At issue is the interpretation of the "Recreational Boating Facilities" provision of the RICRMP. See Section 04 000 CRIR 300.4. Recreational boating facilities include residential boating facilities and marinas. See Section 04 000 CRIR 300.4.A. A marina is defined as "any dock, pier, wharf, or float, floating business, or combination of such facilities that accommodate five or more recreational boats." Section 04 000 CRIR 300.4.A.1. Section 04 000 CRIR 300.4.A.3 defines a "residential boating facility" as "a dock, pier, wharf, or float, or combination of such facilities, contiguous to a private residence, condominium, cooperative or other home owners['] association properties that may accommodate up to four (4) boats." (Emphasis added).
The Appellants assert that the CRMC erroneously granted the application because a residential boating facility requires there to be a residence on the contiguous property. The Association counters that it validly can construct a residential boating facility because the subject property constitutes "other home owners['] association propert[y,]" as defined by Section 04 000 CRIR 300.4.A.3 . The Association's interpretation is at odds with the policy section of the regulation which provides:
"In order to limit the cumulative impacts of many individual residential boating facilities, the [CRMC] encourages the construction of facilities that service a number of users.
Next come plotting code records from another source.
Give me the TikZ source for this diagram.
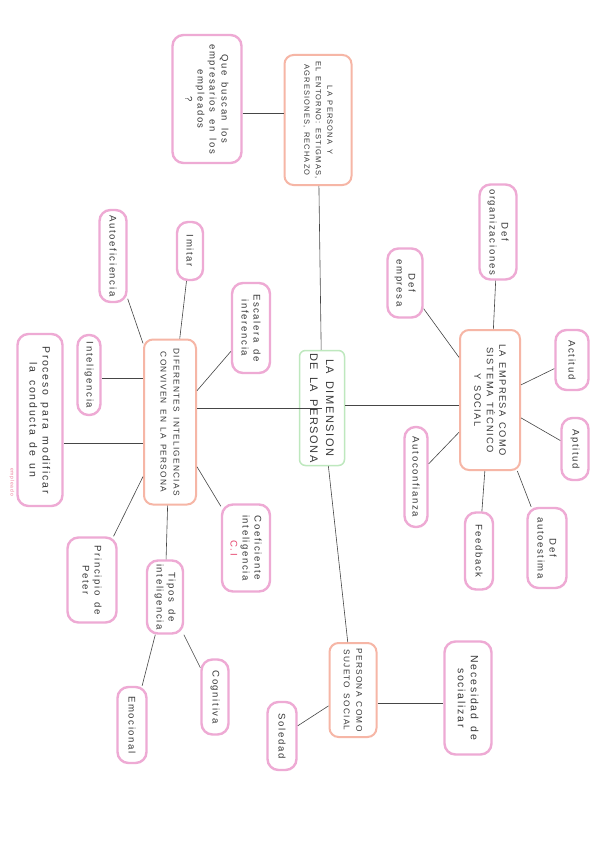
\documentclass[tikz,border=0pt]{standalone}
\usepackage{fontspec}
\setmainfont{Liberation Sans}
\newfontfamily\hand[LetterSpace=17,WordSpace=1.6]{Liberation Sans}
\newfontfamily\handcaps[LetterSpace=15,WordSpace=1.5]{Liberation Sans}
\usetikzlibrary{calc}
\definecolor{leafpink}{RGB}{238,170,212}
\definecolor{salmon}{RGB}{246,182,166}
\definecolor{mint}{RGB}{190,232,190}
\definecolor{inkgray}{RGB}{70,70,70}
\definecolor{ciRed}{RGB}{230,70,110}
\begin{document}
\begin{tikzpicture}[x=1pt,y=-1pt,
  every node/.style={rotate=-90, align=center, text=black!78, inner sep=1pt},
  leaf/.style={draw=leafpink, line width=2.4pt, rounded corners=11pt, font=\hand\fontsize{9.6}{12}\selectfont},
  mid/.style={draw=salmon, line width=2pt, rounded corners=9pt, font=\handcaps\fontsize{9.3}{12.5}\selectfont},
  root/.style={draw=mint, line width=1.5pt, rounded corners=6pt, font=\handcaps\fontsize{11}{16}\selectfont},
  link/.style={draw=inkgray, line width=0.6pt}]
\useasboundingbox[fill=white] (0,0) rectangle (608,848);

% centre and first level
\node[root, minimum width=115pt, minimum height=45pt] (root) at (322,408) {LA DIMENSION\\DE LA PERSONA};
\node[mid, minimum width=130pt, minimum height=67pt, font=\handcaps\fontsize{7.5}{11.5}\selectfont] (entorno) at (318,120) {LA PERSONA Y\\EL ENTORNO: ESTIGMAS,\\AGRESIONES, RECHAZO};
\node[mid, minimum width=165pt, minimum height=52pt, font=\handcaps\fontsize{8.3}{13}\selectfont] (dif) at (170,422) {DIFERENTES INTELIGENCIAS\\CONVIVEN EN LA PERSONA};
\node[mid, minimum width=140pt, minimum height=60pt] (empresa) at (490,400) {LA EMPRESA COMO\\SISTEMA TÉCNICO\\Y SOCIAL};
\node[mid, minimum width=94pt, minimum height=47pt, font=\handcaps\fontsize{8.3}{12.5}\selectfont] (sujeto) at (353,690) {PERSONA COMO\\SUJETO SOCIAL};

% leaves
\node[leaf, minimum width=128pt, minimum height=69pt, font=\hand\fontsize{9.5}{12}\selectfont] (quebuscan) at (207,99) {Que buscan los\\empresarios en los\\empleados\\?};

\node[leaf, minimum width=95pt, minimum height=37pt] (deforg) at (498,232) {Def\\organizaciones};
\node[leaf, minimum width=69pt, minimum height=35pt] (defemp) at (405,283) {Def\\empresa};
\node[leaf, minimum width=60pt, minimum height=33pt] (actitud) at (572,360) {Actitud};
\node[leaf, minimum width=62pt, minimum height=27pt] (aptitud) at (575,449) {Aptitud};
\node[leaf, minimum width=80pt, minimum height=39pt] (defauto) at (547,548) {Def\\autoestima};
\node[leaf, minimum width=77pt, minimum height=28pt] (feedback) at (479,551) {Feedback};
\node[leaf, minimum width=100pt, minimum height=23pt] (autoconf) at (416,477) {Autoconfianza};

\node[leaf, minimum width=92pt, minimum height=27pt] (autoef) at (113,256) {Autoeficiencia};
\node[leaf, minimum width=58pt, minimum height=26pt] (imitar) at (190,251) {Imitar};
\node[leaf, minimum width=90pt, minimum height=38pt] (escalera) at (251,328) {Escalera de\\inferencia};
\node[leaf, minimum width=80pt, minimum height=23pt] (intelig) at (89,375) {Inteligencia};
\node[leaf, minimum width=172pt, minimum height=45pt, font=\hand\fontsize{10.5}{13}\selectfont] (proceso) at (40,420) {Proceso para modificar\\la conducta de un};
\node[text=ciRed!70, font=\hand\fontsize{5}{6}\selectfont] (empleado) at (12,482) {empleado};
\node[leaf, minimum width=87pt, minimum height=48pt] (coef) at (246,548) {Coeficiente\\inteligencia\\\textcolor{ciRed}{C.I}};
\node[leaf, minimum width=85pt, minimum height=49pt] (principio) at (92,580) {Principio de\\Peter};
\node[leaf, minimum width=73pt, minimum height=36pt] (tipos) at (165,597) {Tipos de\\inteligencia};
\node[leaf, minimum width=75pt, minimum height=27pt] (cognitiva) at (215,697) {Cognitiva};
\node[leaf, minimum width=76pt, minimum height=29pt] (emocional) at (132,725) {Emocional};

\node[leaf, minimum width=113pt, minimum height=47pt, font=\hand\fontsize{10.5}{13}\selectfont] (necesidad) at (468,698) {Necesidad de\\socializar};
\node[leaf, minimum width=68pt, minimum height=29pt] (soledad) at (282,736) {Soledad};

% connectors
\draw[link] (root) -- (entorno);
\draw[link] (root.east |- 0,408) -- (dif.north |- 0,408);
\draw[link] (root.north |- 0,405) -- (empresa.south |- 0,405);
\draw[link] (root) -- (sujeto);
\draw[link] (quebuscan.north |- 0,113) -- (entorno.south |- 0,113);

\draw[link] (empresa) -- (deforg);
\draw[link] (empresa) -- (defemp);
\draw[link] (empresa) -- (actitud);
\draw[link] (empresa) -- (aptitud);
\draw[link] (empresa) -- (defauto);
\draw[link] (empresa) -- (feedback);
\draw[link] (empresa) -- (autoconf);

\draw[link] (dif) -- (autoef);
\draw[link] (dif) -- (imitar);
\draw[link] (dif) -- (escalera);
\draw[link] (dif.south |- 0,378) -- (intelig.north |- 0,378);
\draw[link] (dif.south |- 0,443) -- (proceso.north |- 0,443);
\draw[link] (dif) -- (coef);
\draw[link] (dif) -- (principio);
\draw[link] (dif) -- (tipos);
\draw[link] (tipos) -- (cognitiva);
\draw[link] (tipos) -- (emocional);

\draw[link] (sujeto.north |- 0,703) -- (necesidad.south |- 0,703);
\draw[link] (sujeto) -- (soledad);
\end{tikzpicture}
\end{document}
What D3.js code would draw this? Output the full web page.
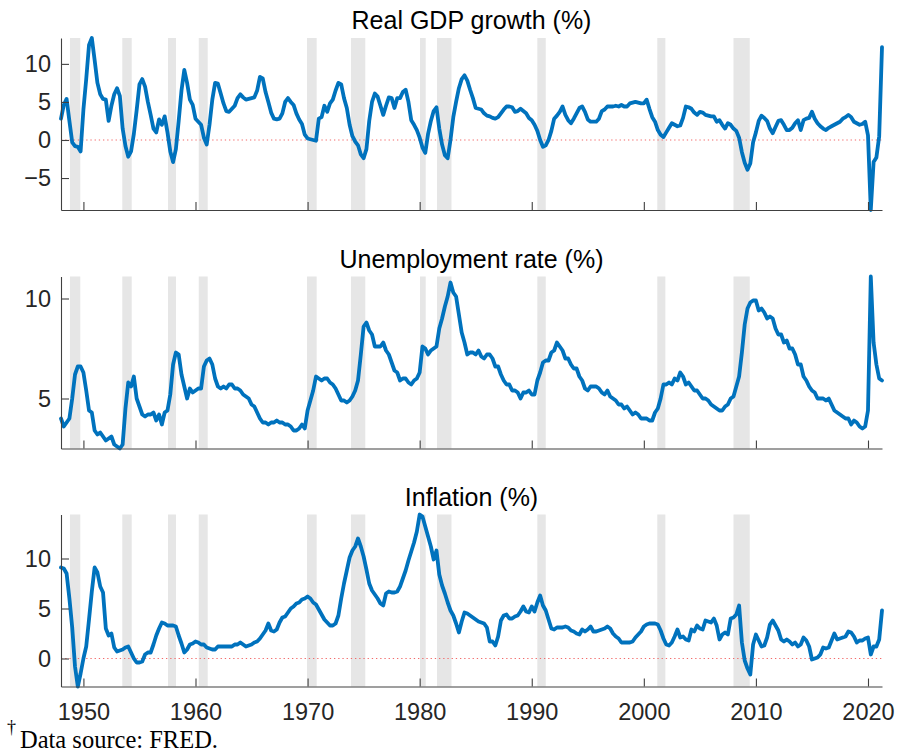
<!DOCTYPE html>
<html><head><meta charset="utf-8">
<script src="https://cdn.jsdelivr.net/npm/d3@7"></script>
<style>html,body{margin:0;padding:0;background:#fff;} svg{display:block;}</style>
</head><body>
<svg id="chart" width="901" height="753"></svg>
<script>
// ---- Data (quarterly, 1948Q1 .. 2021Q2) ----
const firstYear = 1948;
const quarterCount = 294;

const gdpGrowth = [
  2.8, 4.6, 5.4, 2.5,   -0.3, -0.8, -0.9, -1.5,   4.0, 8.0, 12.5, 13.4,   10.5, 7.5, 6.0, 5.4,
  5.3, 2.5, 4.5, 6.0,   6.8, 5.8, 1.5, -0.8,   -2.2, -1.5, 0.8, 3.9,   7.3, 8.0, 7.0, 5.0,
  3.3, 1.5, 1.0, 2.7,   2.0, 3.1, 1.0, -1.5,   -2.9, -1.2, 2.5, 6.5,   9.2, 7.5, 5.3, 4.6,
  2.8, 2.4, 2.0, 0.3,   -0.6, 2.0, 5.3, 7.5,   7.4, 6.1, 4.8, 3.8,   3.7, 4.1, 4.5, 5.5,
  6.0, 5.6, 5.3, 5.4,   5.5, 5.6, 6.5, 8.3,   8.1, 6.3, 5.0, 3.6,   2.8, 2.7, 2.8, 3.5,
  5.0, 5.5, 5.0, 4.6,   3.5, 2.7, 2.1, 0.7,   0.2, 0.1, 0.0, -0.1,   2.8, 3.0, 4.5, 3.7,
  4.8, 5.3, 6.5, 7.5,   7.3, 5.5, 4.2, 2.0,   0.5, -0.2, -0.7, -1.9,   -2.4, -1.2, 2.5, 5.0,
  6.1, 5.7, 4.5, 3.3,   4.5, 5.6, 5.5, 4.2,   5.5, 5.5, 6.3, 6.6,   5.0, 2.6, 2.0, 1.3,
  0.3, -1.0, -1.7, 0.8,   2.5, 3.8, 4.3, 1.5,   -0.6, -2.0, -2.4, 0.0,   3.0, 5.0, 6.8, 8.0,
  8.5, 7.8, 6.6, 5.5,   4.2, 4.1, 4.0, 3.5,   3.2, 3.1, 2.9, 2.8,   3.0, 3.5, 4.0, 4.4,
  4.4, 4.3, 3.7, 3.8,   4.1, 3.8, 3.5, 2.9,   2.6, 2.0, 1.2, 0.0,   -0.9, -0.7, 0.0, 1.2,
  2.8, 3.2, 3.7, 4.4,   3.3, 2.6, 2.2, 2.8,   3.5, 4.2, 4.4, 3.7,   2.7, 2.4, 2.4, 2.4,
  2.8, 3.8, 4.0, 4.4,   4.4, 4.4, 4.5, 4.4,   4.6, 4.4, 4.4, 4.8,   4.9, 5.0, 4.9, 4.8,
  4.8, 5.3, 4.1, 3.0,   2.4, 1.3, 0.7, 0.4,   1.0, 1.6, 2.2, 2.0,   1.8, 1.9, 2.9, 4.4,
  4.3, 4.1, 3.6, 3.3,   3.7, 3.6, 3.3, 3.2,   3.1, 3.1, 2.4, 2.6,   2.0, 1.5, 2.2, 2.0,
  1.5, 1.2, 0.3, -1.6,   -3.0, -3.9, -3.1, -0.3,   1.0, 2.5, 3.2, 2.9,   2.5, 1.5, 0.9, 1.7,
  2.5, 2.6, 2.0, 1.3,   1.3, 1.6, 2.2, 2.6,   1.3, 2.6, 2.8, 2.9,   3.7, 2.8, 2.2, 1.8,
  1.5, 1.3, 1.6, 1.8,   2.0, 2.2, 2.4, 2.8,   3.0, 3.3, 3.0, 2.4,   2.2, 2.0, 2.1, 2.4,
  0.6, -9.2, -2.9, -2.3,   0.5, 12.2
];

const unemployment = [
  4.0, 3.6, 3.8, 4.0,   5.0, 6.2, 6.6, 6.6,   6.3, 5.4, 4.4, 4.3,   3.4, 3.2, 3.3, 3.1,
  2.9, 3.0, 3.1, 2.7,   2.6, 2.5, 2.7, 4.5,   5.8, 5.6, 6.1, 5.0,   4.6, 4.2, 4.1, 4.2,
  4.2, 4.3, 3.9, 4.2,   3.7, 4.3, 4.4, 5.2,   6.7, 7.3, 7.2, 6.2,   5.6, 5.0, 5.5, 5.3,
  5.4, 5.5, 5.5, 6.6,   6.9, 7.0, 6.7, 6.0,   5.6, 5.5, 5.6, 5.5,   5.7, 5.7, 5.5, 5.5,
  5.4, 5.2, 5.1, 5.0,   4.7, 4.6, 4.3, 4.0,   3.8, 3.8, 3.7, 3.8,   3.8, 3.9, 3.8, 3.8,
  3.7, 3.7, 3.6, 3.4,   3.4, 3.5, 3.7, 3.5,   4.4, 4.9, 5.4, 6.1,   6.0, 5.9, 6.0, 6.0,
  5.8, 5.7, 5.5, 5.2,   4.9, 4.9, 4.8, 4.9,   5.1, 5.4, 5.9, 7.2,   8.6, 8.8, 8.4, 8.2,
  7.6, 7.6, 7.6, 7.8,   7.4, 7.2, 6.8, 6.4,   6.3, 5.9, 6.0, 6.0,   5.8, 5.7, 5.9, 6.0,
  6.3, 7.6, 7.5, 7.2,   7.4, 7.5, 7.6, 8.5,   9.0, 9.6, 10.1, 10.8,   10.3, 10.1, 9.2, 8.3,
  7.8, 7.2, 7.3, 7.3,   7.2, 7.4, 7.1, 7.0,   7.2, 7.2, 7.0, 6.6,   6.6, 6.2, 5.9, 5.7,
  5.7, 5.4, 5.4, 5.3,   5.0, 5.3, 5.3, 5.4,   5.2, 5.2, 5.9, 6.3,   6.8, 6.9, 6.9, 7.3,
  7.4, 7.8, 7.6, 7.4,   7.0, 7.0, 6.7, 6.5,   6.5, 6.1, 5.9, 5.5,   5.4, 5.6, 5.6, 5.6,
  5.5, 5.3, 5.2, 5.4,   5.1, 5.0, 4.9, 4.7,   4.7, 4.5, 4.6, 4.4,   4.2, 4.3, 4.2, 4.0,
  4.0, 4.0, 3.9, 3.9,   4.3, 4.5, 5.0, 5.7,   5.7, 5.8, 5.7, 6.0,   5.9, 6.3, 6.1, 5.7,
  5.8, 5.6, 5.4, 5.4,   5.2, 5.0, 5.0, 4.9,   4.7, 4.6, 4.5, 4.4,   4.4, 4.6, 4.7, 5.0,
  5.1, 5.6, 6.1, 7.3,   8.7, 9.5, 9.8, 9.9,   9.9, 9.4, 9.5, 9.3,   9.0, 9.1, 9.0, 8.5,
  8.2, 8.2, 7.8, 7.9,   7.5, 7.5, 7.2, 6.7,   6.7, 6.1, 5.9, 5.6,   5.4, 5.3, 5.0, 5.0,
  5.0, 4.9, 5.0, 4.7,   4.4, 4.3, 4.2, 4.1,   4.0, 4.0, 3.7, 3.9,   3.8, 3.6, 3.5, 3.6,
  4.4, 11.1, 7.8, 6.7,   6.0, 5.9
];

const inflation = [
  9.1, 9.0, 8.5, 6.0,   3.1, -0.8, -2.8, -1.5,   0.0, 1.2, 3.9, 6.7,   9.1, 8.6, 7.2, 6.6,
  3.0, 2.3, 2.5, 1.1,   0.7, 0.8, 0.9, 1.1,   1.2, 0.6, 0.0, -0.4,   -0.4, -0.3, 0.4, 0.6,
  0.6, 1.4, 2.3, 3.0,   3.6, 3.5, 3.3, 3.3,   3.3, 3.2, 2.3, 1.5,   0.6, 0.9, 1.4, 1.5,
  1.7, 1.6, 1.4, 1.4,   1.1, 1.0, 0.9, 0.9,   1.2, 1.2, 1.2, 1.2,   1.2, 1.2, 1.4, 1.4,
  1.6, 1.4, 1.2, 1.3,   1.4, 1.6, 1.7, 2.0,   2.4, 2.8, 3.5, 2.8,   2.7, 2.9, 3.6, 4.1,
  4.2, 4.6, 5.0, 5.2,   5.5, 5.6, 5.9, 6.0,   6.2, 6.0, 5.6, 5.4,   4.9, 4.4, 3.9, 3.6,
  3.3, 3.3, 3.5, 4.3,   6.0, 7.5, 8.8, 10.1,   10.8, 11.2, 12.0, 11.2,   10.2, 8.9, 7.5, 6.8,
  6.4, 6.0, 5.5, 5.3,   6.5, 6.7, 6.6, 6.6,   6.7, 7.2, 8.0, 8.8,   9.8, 10.7, 11.6, 12.7,
  14.4, 14.2, 13.2, 12.2,   11.2, 9.9, 10.8, 8.4,   7.3, 6.5, 5.6, 4.8,   4.3, 3.5, 2.6, 3.7,
  4.6, 4.5, 4.3, 4.1,   3.9, 3.7, 3.6, 3.5,   3.1, 1.7, 1.7, 1.3,   2.2, 3.8, 4.3, 4.4,
  4.0, 4.0, 4.2, 4.3,   4.7, 5.2, 4.7, 4.6,   5.2, 4.7, 5.6, 6.3,   5.3, 4.8, 3.9, 3.0,
  2.9, 3.1, 3.1, 3.1,   3.2, 3.1, 2.8, 2.7,   2.5, 2.4, 2.9, 2.7,   2.9, 3.2, 2.7, 2.7,
  2.8, 2.9, 3.0, 3.2,   3.0, 2.5, 2.2, 2.0,   1.6, 1.6, 1.6, 1.6,   1.7, 2.1, 2.4, 2.7,
  3.2, 3.4, 3.5, 3.5,   3.5, 3.4, 2.8, 2.0,   1.4, 1.3, 1.6, 2.2,   2.9, 2.1, 2.2, 1.9,
  1.8, 2.9, 2.7, 3.3,   3.0, 2.9, 3.8, 3.7,   3.6, 4.0, 3.3, 1.9,   2.4, 2.6, 2.4, 4.0,
  4.1, 4.4, 5.3, 1.6,   -0.2, -1.0, -1.6, 1.4,   2.4, 1.8, 1.2, 1.3,   2.1, 3.4, 3.8, 3.3,
  2.8, 1.9, 1.7, 1.9,   1.7, 1.4, 1.6, 1.2,   1.4, 2.1, 1.8, 1.2,   -0.1, 0.0, 0.1, 0.4,
  1.1, 1.0, 1.1, 1.8,   2.5, 1.9, 2.0, 2.1,   2.2, 2.7, 2.6, 2.2,   1.6, 1.8, 1.8, 2.0,
  2.1, 0.4, 1.2, 1.2,   1.9, 4.8
];

// NBER recessions (start, end) in decimal years
const recessions = [
  [1948.80, 1949.72], [1953.47, 1954.31], [1957.55, 1958.26], [1960.29, 1961.09],
  [1969.95, 1970.81], [1973.87, 1975.15], [1980.03, 1980.54], [1981.55, 1982.84],
  [1990.50, 1991.25], [2001.20, 2001.92], [2008.00, 2009.45]
];

const xTickYears = [1950, 1960, 1970, 1980, 1990, 2000, 2010, 2020];
const panelTitles = ["Real GDP growth (%)", "Unemployment rate (%)", "Inflation (%)"];
const yTickValues = [[-5, 0, 5, 10], [5, 10], [0, 5, 10]];
const showZeroLine = [true, false, true];
const footnote = "Data source: FRED.";

// ---- Layout ----
const quarters = d3.range(quarterCount).map(i => firstYear + i / 4);
const series = [gdpGrowth, unemployment, inflation];
const left = 61, right = 882;
const panelTops = [38, 276.5, 514.5];
const panelH = 172;
const blue = "#0072BD";
const axisColor = "#404040";
const tickFont = "Liberation Sans, Arial, Helvetica, sans-serif";

const svg = d3.select("#chart");
const x = d3.scaleLinear().domain([firstYear, quarters[quarters.length - 1]]).range([left, right]);

series.forEach((vals, p) => {
  const top = panelTops[p], bottom = top + panelH;
  const y = d3.scaleLinear().domain(d3.extent(vals)).range([bottom, top]);
  const g = svg.append("g");

  // recession shading
  g.selectAll("rect.rec").data(recessions).join("rect")
    .attr("x", d => x(d[0]))
    .attr("width", d => x(d[1]) - x(d[0]))
    .attr("y", top).attr("height", panelH)
    .attr("fill", "#e6e6e6");

  // zero line
  if (showZeroLine[p]) {
    g.append("line")
      .attr("x1", left).attr("x2", right)
      .attr("y1", y(0)).attr("y2", y(0))
      .attr("stroke", "#f26a6a").attr("stroke-width", 1.1)
      .attr("stroke-dasharray", "1.3,2.9");
  }

  // data line
  const line = d3.line().x((d, i) => x(quarters[i])).y(d => y(d));
  g.append("path").datum(vals)
    .attr("d", line)
    .attr("fill", "none")
    .attr("stroke", blue)
    .attr("stroke-width", 3.8)
    .attr("stroke-linejoin", "round")
    .attr("stroke-linecap", "round");

  // y axis
  const ya = g.append("g").attr("transform", `translate(${left},0)`)
    .call(d3.axisLeft(y).tickValues(yTickValues[p]).tickSizeInner(-8).tickSizeOuter(0).tickPadding(10));
  // x axis
  const xa = g.append("g").attr("transform", `translate(0,${bottom})`)
    .call(d3.axisBottom(x).tickValues(xTickYears).tickSizeInner(-8).tickSizeOuter(0).tickPadding(17)
      .tickFormat(p === 2 ? d3.format("d") : () => ""));

  [ya, xa].forEach(a => {
    a.select(".domain").attr("stroke", axisColor).attr("stroke-width", 1.1);
    a.selectAll(".tick line").attr("stroke", axisColor).attr("stroke-width", 1.1);
    a.selectAll(".tick text").attr("fill", "#262626")
      .style("font-family", tickFont).style("font-size", "23.5px");
  });

  // title
  svg.append("text")
    .attr("x", (left + right) / 2).attr("y", top - 9)
    .attr("text-anchor", "middle")
    .style("font-family", tickFont).style("font-size", "25px")
    .attr("fill", "#000")
    .text(panelTitles[p]);
});

// footnote
svg.append("text").attr("x", 7).attr("y", 733)
  .style("font-family", "Liberation Serif, Times New Roman, serif").style("font-size", "18px")
  .attr("fill", "#000").text("\u2020");
svg.append("text").attr("x", 20).attr("y", 747.5)
  .style("font-family", "Liberation Serif, Times New Roman, serif").style("font-size", "24.5px")
  .attr("fill", "#000").text(footnote);
</script>
</body></html>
It is the policy of the council to manage the siting and construction of recreational boating facilities within the public tidal waters of the state to prevent congestion, and with due regard of the capability of coastal areas to support boating, and the degree of compatibility with other uses and ecological considerations. The [CRMC] shall require that a residential structure be contiguous to any shoreline site for a proposed residential boating facility." Section 04 000 CRIR 300.4.B.2. (Emphasis Added.)
As noted above, contiguous areas include all lands and waters directly adjoining shoreline features that extend inland two hundred feet from the inland border of that shoreline feature.See Section 04 000 CRIR 100.1. Black's Law Dictionary defines "contiguous" as "touching at a point or along a boundary; adjoining." Black's Law Dictionary 338 (8th ed. 2004).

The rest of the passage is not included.